■ THE REQUEST
Return the lines from the one with "Write a Python" through the one with "s.set_linewidth(2.2)", exactly as they appear and with no pictures.

■ ROWS
━━━━━━
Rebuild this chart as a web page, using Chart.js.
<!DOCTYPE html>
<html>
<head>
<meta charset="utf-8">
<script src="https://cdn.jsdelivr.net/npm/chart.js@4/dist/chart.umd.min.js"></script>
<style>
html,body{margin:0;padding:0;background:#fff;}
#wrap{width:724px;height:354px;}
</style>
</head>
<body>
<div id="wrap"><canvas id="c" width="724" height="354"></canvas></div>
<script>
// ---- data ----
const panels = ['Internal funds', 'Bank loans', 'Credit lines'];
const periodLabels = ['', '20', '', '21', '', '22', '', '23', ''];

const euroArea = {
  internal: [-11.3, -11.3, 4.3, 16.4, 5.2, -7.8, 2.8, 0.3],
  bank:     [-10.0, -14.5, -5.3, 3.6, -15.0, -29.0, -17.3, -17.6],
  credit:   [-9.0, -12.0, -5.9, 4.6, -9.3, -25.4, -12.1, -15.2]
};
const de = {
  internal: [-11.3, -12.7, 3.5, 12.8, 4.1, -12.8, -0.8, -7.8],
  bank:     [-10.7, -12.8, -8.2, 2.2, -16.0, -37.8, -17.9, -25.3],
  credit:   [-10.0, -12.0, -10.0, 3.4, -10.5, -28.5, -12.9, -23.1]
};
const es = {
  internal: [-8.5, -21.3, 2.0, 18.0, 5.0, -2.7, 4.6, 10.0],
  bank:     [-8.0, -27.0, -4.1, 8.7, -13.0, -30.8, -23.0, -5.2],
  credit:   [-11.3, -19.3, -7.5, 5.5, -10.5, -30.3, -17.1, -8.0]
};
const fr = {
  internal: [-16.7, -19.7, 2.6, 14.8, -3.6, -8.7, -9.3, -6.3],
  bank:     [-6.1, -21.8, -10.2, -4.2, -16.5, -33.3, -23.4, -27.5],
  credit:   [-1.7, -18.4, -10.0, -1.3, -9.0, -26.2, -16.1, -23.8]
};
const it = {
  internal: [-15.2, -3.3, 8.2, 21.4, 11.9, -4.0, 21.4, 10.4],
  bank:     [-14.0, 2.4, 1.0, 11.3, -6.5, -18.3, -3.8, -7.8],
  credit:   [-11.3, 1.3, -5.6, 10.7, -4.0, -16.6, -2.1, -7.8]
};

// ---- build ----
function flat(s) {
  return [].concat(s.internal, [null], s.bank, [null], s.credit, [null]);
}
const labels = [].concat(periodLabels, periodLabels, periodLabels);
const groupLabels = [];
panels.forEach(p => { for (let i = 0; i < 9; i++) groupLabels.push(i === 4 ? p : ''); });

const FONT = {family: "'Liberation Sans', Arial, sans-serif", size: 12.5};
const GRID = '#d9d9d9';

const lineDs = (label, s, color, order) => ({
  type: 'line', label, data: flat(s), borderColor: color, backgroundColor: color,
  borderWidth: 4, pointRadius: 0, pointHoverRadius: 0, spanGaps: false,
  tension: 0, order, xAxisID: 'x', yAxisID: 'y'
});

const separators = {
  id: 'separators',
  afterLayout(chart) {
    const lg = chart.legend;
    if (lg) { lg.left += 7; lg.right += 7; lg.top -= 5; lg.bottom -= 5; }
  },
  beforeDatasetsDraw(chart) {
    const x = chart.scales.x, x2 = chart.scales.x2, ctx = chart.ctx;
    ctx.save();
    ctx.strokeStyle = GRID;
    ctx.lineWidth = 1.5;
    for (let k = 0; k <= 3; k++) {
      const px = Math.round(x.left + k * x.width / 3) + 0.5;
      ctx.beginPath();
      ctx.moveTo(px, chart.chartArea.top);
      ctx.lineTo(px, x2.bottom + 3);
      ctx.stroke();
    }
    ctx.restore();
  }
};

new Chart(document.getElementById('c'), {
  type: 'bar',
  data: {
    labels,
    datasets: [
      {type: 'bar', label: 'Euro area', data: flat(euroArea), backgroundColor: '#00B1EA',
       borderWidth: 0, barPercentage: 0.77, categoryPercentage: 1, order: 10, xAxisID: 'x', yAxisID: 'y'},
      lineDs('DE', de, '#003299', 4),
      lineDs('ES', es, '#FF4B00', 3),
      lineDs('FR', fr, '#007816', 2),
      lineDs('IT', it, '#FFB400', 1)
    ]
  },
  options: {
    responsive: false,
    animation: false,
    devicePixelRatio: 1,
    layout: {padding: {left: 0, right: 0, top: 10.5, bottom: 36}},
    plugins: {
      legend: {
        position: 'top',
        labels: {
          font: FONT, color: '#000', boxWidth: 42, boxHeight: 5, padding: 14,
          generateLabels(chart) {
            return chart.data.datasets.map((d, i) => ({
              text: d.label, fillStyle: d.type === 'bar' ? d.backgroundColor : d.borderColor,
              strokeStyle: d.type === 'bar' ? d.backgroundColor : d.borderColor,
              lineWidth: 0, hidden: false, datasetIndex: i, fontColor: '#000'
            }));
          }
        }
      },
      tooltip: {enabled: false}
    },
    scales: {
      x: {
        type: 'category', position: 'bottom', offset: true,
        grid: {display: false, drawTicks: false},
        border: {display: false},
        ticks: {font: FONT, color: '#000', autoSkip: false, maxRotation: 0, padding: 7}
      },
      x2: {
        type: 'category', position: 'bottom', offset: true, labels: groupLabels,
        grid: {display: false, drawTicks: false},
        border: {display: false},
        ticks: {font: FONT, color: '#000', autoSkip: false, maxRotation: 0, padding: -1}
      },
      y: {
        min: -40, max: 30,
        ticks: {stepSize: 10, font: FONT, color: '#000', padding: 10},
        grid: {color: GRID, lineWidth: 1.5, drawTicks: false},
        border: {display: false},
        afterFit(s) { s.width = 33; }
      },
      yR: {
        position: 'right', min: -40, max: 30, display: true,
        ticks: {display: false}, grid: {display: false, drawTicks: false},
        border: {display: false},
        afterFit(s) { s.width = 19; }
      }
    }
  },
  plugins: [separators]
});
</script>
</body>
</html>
━━━━━━
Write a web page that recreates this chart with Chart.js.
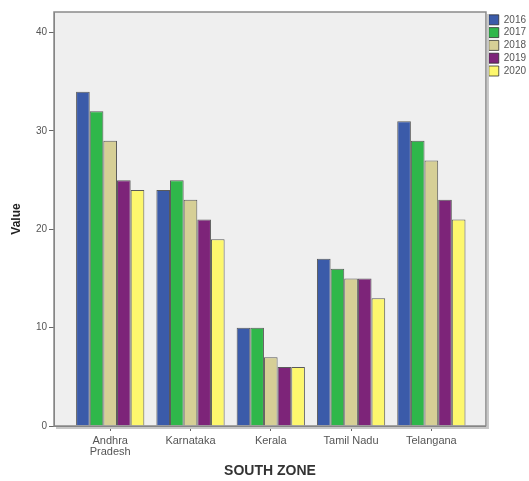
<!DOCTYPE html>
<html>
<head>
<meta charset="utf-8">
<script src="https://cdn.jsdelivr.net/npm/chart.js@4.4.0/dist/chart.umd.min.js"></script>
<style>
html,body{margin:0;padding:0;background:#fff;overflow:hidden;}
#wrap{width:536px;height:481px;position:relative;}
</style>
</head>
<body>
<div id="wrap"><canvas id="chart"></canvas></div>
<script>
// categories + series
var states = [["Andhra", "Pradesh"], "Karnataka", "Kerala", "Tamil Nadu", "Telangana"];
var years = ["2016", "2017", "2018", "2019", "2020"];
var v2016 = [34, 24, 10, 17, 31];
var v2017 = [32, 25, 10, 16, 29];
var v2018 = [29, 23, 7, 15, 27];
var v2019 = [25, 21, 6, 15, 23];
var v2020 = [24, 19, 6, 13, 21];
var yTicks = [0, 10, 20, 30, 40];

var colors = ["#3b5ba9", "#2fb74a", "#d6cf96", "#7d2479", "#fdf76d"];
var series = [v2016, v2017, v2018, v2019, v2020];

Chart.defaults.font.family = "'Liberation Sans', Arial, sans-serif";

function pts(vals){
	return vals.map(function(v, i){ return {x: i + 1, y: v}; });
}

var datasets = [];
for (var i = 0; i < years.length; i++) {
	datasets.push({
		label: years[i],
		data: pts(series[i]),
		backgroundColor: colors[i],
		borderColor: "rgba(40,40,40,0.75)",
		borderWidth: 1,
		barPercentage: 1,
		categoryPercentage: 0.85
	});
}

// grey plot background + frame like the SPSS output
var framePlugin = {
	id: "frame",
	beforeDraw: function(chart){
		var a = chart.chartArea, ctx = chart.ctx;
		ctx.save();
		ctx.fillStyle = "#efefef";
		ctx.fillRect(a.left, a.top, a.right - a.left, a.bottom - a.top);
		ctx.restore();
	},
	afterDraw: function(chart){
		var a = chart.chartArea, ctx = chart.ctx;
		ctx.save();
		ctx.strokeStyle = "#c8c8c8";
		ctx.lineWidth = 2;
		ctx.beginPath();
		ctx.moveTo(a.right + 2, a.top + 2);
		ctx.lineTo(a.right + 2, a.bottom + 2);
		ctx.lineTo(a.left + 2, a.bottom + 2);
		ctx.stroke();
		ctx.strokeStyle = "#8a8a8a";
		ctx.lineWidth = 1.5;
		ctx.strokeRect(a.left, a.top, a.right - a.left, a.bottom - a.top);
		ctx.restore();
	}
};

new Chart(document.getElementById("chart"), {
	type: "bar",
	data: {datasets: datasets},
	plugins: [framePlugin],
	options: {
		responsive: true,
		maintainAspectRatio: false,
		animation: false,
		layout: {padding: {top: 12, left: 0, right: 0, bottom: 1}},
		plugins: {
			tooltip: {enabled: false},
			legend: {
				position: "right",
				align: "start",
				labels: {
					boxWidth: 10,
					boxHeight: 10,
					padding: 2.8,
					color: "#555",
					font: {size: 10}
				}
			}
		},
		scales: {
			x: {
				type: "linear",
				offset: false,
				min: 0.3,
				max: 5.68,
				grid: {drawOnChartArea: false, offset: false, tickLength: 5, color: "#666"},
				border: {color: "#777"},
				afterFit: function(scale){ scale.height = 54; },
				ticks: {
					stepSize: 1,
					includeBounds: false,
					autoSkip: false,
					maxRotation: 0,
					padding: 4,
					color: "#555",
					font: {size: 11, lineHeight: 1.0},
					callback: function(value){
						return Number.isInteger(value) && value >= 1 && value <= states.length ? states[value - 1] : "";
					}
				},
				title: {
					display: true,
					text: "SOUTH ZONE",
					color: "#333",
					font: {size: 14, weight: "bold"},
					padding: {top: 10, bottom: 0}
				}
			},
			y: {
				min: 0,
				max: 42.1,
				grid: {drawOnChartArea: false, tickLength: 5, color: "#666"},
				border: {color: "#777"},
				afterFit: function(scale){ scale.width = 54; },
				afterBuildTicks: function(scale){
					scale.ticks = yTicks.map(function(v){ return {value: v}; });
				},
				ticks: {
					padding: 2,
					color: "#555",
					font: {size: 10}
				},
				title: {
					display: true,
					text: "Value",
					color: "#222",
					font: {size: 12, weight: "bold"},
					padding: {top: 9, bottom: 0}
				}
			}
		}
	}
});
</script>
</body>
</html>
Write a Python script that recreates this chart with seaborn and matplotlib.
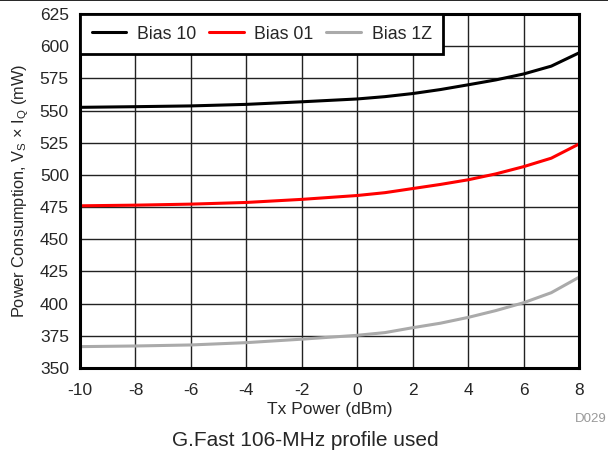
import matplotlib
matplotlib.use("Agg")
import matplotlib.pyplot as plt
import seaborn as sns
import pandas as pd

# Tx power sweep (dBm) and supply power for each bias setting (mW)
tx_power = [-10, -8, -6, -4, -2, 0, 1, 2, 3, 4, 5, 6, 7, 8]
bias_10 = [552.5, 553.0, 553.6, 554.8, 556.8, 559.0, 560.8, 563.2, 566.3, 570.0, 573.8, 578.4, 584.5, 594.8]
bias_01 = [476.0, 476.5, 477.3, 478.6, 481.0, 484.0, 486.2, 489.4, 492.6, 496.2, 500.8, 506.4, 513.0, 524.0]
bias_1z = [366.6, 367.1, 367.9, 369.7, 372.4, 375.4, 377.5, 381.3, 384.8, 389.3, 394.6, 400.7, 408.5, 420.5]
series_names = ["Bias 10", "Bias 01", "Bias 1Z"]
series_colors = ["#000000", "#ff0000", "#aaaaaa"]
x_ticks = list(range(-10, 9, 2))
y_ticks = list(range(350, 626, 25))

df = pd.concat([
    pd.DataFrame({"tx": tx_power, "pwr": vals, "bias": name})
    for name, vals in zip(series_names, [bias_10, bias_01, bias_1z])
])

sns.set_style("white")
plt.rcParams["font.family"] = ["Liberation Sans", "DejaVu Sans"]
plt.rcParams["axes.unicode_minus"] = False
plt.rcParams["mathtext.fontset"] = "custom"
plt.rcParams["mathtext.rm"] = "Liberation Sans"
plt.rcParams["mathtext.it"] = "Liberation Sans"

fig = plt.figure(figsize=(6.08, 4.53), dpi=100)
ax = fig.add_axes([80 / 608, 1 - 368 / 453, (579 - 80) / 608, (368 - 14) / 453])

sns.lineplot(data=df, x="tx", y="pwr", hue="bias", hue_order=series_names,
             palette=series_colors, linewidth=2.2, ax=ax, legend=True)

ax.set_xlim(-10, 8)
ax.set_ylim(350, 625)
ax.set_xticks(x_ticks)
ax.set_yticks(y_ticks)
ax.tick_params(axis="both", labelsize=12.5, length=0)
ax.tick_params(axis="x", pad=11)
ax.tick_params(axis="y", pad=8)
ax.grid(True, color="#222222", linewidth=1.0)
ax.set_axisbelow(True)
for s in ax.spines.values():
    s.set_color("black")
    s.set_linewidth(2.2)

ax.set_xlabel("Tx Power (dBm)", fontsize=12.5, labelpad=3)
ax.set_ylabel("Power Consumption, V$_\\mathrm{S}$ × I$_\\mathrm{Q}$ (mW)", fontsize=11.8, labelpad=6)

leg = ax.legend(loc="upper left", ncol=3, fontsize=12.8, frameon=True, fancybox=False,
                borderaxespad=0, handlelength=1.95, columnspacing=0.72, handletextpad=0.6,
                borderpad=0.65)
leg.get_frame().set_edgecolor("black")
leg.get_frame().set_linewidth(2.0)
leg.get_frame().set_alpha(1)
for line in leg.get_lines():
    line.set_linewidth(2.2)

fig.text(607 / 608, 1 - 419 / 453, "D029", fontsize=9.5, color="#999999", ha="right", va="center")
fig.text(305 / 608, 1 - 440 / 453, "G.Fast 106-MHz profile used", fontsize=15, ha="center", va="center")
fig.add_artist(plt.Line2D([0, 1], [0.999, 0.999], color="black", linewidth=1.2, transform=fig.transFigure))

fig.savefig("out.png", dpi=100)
━━━━━━
■ RESPONSE
Write a Python script that recreates this chart with seaborn and matplotlib.
import matplotlib
matplotlib.use("Agg")
import matplotlib.pyplot as plt
import seaborn as sns
import pandas as pd

# Tx power sweep (dBm) and supply power for each bias setting (mW)
tx_power = [-10, -8, -6, -4, -2, 0, 1, 2, 3, 4, 5, 6, 7, 8]
bias_10 = [552.5, 553.0, 553.6, 554.8, 556.8, 559.0, 560.8, 563.2, 566.3, 570.0, 573.8, 578.4, 584.5, 594.8]
bias_01 = [476.0, 476.5, 477.3, 478.6, 481.0, 484.0, 486.2, 489.4, 492.6, 496.2, 500.8, 506.4, 513.0, 524.0]
bias_1z = [366.6, 367.1, 367.9, 369.7, 372.4, 375.4, 377.5, 381.3, 384.8, 389.3, 394.6, 400.7, 408.5, 420.5]
series_names = ["Bias 10", "Bias 01", "Bias 1Z"]
series_colors = ["#000000", "#ff0000", "#aaaaaa"]
x_ticks = list(range(-10, 9, 2))
y_ticks = list(range(350, 626, 25))

df = pd.concat([
    pd.DataFrame({"tx": tx_power, "pwr": vals, "bias": name})
    for name, vals in zip(series_names, [bias_10, bias_01, bias_1z])
])

sns.set_style("white")
plt.rcParams["font.family"] = ["Liberation Sans", "DejaVu Sans"]
plt.rcParams["axes.unicode_minus"] = False
plt.rcParams["mathtext.fontset"] = "custom"
plt.rcParams["mathtext.rm"] = "Liberation Sans"
plt.rcParams["mathtext.it"] = "Liberation Sans"

fig = plt.figure(figsize=(6.08, 4.53), dpi=100)
ax = fig.add_axes([80 / 608, 1 - 368 / 453, (579 - 80) / 608, (368 - 14) / 453])

sns.lineplot(data=df, x="tx", y="pwr", hue="bias", hue_order=series_names,
             palette=series_colors, linewidth=2.2, ax=ax, legend=True)

ax.set_xlim(-10, 8)
ax.set_ylim(350, 625)
ax.set_xticks(x_ticks)
ax.set_yticks(y_ticks)
ax.tick_params(axis="both", labelsize=12.5, length=0)
ax.tick_params(axis="x", pad=11)
ax.tick_params(axis="y", pad=8)
ax.grid(True, color="#222222", linewidth=1.0)
ax.set_axisbelow(True)
for s in ax.spines.values():
    s.set_color("black")
    s.set_linewidth(2.2)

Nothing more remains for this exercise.